PROVIDED MATERIAL:

** Begin **

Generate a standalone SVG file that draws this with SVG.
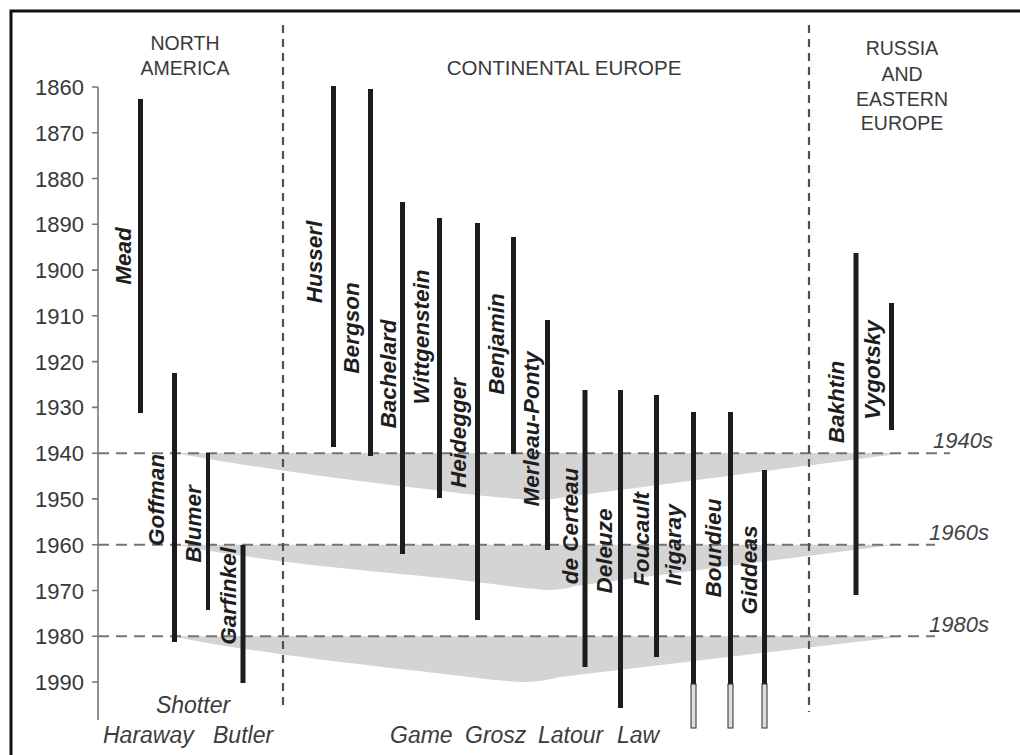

** End **
** Begin **

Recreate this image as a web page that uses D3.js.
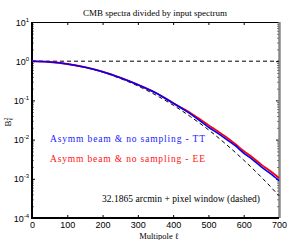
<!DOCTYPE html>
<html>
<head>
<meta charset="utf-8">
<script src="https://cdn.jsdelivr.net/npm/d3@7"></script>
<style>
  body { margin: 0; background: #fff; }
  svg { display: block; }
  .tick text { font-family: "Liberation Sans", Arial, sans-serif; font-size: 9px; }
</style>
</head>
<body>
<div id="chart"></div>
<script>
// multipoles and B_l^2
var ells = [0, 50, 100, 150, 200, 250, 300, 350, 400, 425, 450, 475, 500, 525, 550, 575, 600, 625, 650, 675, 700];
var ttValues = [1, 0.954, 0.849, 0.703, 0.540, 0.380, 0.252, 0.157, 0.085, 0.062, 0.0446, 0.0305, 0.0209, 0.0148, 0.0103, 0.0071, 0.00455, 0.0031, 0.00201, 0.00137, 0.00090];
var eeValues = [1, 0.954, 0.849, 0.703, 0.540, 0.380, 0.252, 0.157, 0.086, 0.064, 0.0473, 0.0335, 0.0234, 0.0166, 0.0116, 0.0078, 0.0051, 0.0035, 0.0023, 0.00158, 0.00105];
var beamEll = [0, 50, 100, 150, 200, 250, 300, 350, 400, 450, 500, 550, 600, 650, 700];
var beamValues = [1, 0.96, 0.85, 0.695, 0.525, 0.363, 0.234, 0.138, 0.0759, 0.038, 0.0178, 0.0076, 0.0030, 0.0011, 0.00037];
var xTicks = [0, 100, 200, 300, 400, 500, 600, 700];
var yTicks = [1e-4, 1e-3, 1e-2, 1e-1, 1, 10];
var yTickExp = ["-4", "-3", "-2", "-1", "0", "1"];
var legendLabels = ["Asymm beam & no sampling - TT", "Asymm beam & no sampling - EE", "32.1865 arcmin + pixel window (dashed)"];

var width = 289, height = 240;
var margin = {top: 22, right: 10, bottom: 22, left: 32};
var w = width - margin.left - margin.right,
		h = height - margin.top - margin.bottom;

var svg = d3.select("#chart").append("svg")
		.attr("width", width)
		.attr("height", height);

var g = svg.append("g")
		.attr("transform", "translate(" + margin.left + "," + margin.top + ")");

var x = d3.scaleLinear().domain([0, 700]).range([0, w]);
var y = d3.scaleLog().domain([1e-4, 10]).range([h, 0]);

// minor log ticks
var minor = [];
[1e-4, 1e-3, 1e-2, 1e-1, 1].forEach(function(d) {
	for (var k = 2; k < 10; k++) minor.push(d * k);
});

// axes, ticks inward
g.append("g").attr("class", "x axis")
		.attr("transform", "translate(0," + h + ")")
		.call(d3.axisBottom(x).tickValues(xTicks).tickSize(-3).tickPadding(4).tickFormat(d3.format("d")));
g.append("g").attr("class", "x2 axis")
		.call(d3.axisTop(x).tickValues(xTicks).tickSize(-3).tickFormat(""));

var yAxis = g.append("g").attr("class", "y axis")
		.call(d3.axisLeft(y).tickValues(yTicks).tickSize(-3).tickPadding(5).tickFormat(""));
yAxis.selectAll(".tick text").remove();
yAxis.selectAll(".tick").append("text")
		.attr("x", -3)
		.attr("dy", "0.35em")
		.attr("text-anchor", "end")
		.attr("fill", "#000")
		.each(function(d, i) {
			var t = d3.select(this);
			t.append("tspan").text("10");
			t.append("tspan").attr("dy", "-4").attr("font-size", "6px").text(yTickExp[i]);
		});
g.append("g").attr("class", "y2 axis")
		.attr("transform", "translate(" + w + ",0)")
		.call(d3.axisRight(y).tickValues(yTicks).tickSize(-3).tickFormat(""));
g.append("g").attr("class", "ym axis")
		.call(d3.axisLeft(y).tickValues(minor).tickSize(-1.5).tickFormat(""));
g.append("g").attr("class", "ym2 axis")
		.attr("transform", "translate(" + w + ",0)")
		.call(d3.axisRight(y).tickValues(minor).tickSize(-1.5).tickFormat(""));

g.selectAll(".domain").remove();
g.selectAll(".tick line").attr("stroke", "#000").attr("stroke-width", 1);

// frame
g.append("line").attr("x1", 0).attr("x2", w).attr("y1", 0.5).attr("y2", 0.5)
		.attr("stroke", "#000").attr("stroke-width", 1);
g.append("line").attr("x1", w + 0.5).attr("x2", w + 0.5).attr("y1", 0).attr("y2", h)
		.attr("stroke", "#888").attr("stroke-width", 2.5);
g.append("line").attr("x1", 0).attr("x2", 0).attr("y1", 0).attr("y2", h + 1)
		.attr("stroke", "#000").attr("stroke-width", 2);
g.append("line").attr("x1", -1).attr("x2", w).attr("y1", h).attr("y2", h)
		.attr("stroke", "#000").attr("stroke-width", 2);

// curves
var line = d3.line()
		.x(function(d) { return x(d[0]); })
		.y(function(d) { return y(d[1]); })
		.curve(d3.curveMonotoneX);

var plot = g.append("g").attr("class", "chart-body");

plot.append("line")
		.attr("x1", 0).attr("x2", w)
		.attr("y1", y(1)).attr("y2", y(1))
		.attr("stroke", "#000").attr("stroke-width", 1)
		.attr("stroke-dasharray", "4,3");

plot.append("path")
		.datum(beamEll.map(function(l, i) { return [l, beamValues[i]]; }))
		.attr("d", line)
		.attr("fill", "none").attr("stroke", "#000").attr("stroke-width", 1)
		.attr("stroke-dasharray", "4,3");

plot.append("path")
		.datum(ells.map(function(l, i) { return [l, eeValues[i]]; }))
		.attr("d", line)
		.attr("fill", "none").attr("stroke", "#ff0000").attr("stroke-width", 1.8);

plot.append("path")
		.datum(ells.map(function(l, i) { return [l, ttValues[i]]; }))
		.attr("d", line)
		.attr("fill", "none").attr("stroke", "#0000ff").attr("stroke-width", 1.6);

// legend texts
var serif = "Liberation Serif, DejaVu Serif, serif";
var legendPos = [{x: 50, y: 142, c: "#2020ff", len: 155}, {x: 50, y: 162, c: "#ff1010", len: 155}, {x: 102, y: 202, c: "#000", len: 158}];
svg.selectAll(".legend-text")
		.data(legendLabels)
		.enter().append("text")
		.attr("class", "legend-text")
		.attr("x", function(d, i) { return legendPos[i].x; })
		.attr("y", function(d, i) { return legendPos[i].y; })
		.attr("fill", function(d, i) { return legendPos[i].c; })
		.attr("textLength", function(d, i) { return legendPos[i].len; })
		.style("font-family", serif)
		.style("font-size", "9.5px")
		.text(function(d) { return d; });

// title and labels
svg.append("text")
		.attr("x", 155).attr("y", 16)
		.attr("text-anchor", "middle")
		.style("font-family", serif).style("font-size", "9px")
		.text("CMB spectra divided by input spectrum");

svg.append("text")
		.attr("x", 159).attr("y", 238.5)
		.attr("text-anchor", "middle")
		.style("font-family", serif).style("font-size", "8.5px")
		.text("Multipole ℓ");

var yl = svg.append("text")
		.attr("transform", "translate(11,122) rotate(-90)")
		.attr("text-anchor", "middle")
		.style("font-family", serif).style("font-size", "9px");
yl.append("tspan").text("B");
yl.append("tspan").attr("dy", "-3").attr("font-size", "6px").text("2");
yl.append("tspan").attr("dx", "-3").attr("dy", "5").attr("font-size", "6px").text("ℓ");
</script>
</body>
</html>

** End **

WHAT THE TASK ASKS: Reply with only the number of lines in the entries that contain the word "this".

THE SOLUTION: 3